On the downside, we remain cautious of the impact a prolonged coronavirus outbreak will have on global economic health. Already, we see an increasing risk of global supplychain disruption and signs of a broad economic slowdown in major countries. Subsequently, this could have a rippled effect on the manufacturing and construction industry, resulting in weaker demand for finished steel products.

In conclusion, we expect business to be challenging this year as companies struggles with lackluster demand and slower economic growth, weighed down by the proliferation of Covid-19, unstable trade relations and political uncertainties ahead of the U.S. Presidential election and Brexit.

Valuation and Recommendation

We downgrade our recommendation on Chin Well to SELL (from Buy) with a lower target price of RM1.10 (from RM1.75) by ascribing an unchanged target PER of 9.0x to Chin Well FY20 EPS of 12.2 sen (from 19.7 sen) due to the increasing risk of weaker profitability in the near-term and weak sequential earnings growth.

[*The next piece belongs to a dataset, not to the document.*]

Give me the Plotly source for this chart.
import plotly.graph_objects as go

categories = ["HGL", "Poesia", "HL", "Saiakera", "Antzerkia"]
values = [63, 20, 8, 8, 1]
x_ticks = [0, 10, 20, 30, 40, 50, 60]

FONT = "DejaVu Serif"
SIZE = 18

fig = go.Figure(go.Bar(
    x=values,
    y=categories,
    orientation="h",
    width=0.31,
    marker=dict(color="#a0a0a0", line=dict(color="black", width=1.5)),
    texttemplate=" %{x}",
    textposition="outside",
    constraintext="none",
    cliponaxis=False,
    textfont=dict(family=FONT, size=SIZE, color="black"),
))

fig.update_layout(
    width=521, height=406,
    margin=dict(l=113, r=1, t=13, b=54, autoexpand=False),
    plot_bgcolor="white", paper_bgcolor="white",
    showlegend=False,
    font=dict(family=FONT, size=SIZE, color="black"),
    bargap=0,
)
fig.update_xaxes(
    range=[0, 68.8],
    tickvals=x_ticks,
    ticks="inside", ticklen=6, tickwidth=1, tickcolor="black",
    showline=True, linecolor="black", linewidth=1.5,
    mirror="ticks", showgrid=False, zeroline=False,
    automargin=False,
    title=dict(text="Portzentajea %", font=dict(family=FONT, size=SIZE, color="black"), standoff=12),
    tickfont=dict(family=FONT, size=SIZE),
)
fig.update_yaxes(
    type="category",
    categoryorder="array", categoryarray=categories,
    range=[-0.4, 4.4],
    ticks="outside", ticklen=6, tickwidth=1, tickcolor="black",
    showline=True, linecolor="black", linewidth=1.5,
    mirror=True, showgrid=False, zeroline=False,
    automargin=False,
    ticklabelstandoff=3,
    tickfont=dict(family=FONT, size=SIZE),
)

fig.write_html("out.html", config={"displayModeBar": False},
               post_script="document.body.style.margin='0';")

Meanwhile, dividend payout is also expected to drop this year; indicated by the lower single-tier interim dividend of only 1.5 sen per share vs 4.5 sen last year. Further, the group is also trading at a prospective PER of 11.1x, which is higher than its two-year PE mean of about 9.0x.

The target PER is at a small premium to the PER of its closest peer, Tong Herr Resources Bhd, premised on Chin Well’s higher margins and proven earnings track record.

Downside risks to our call include sudden spike in raw material prices, tighter competition, volatile forex movements and unforeseen change in the global trade landscape (i.e.: trade war).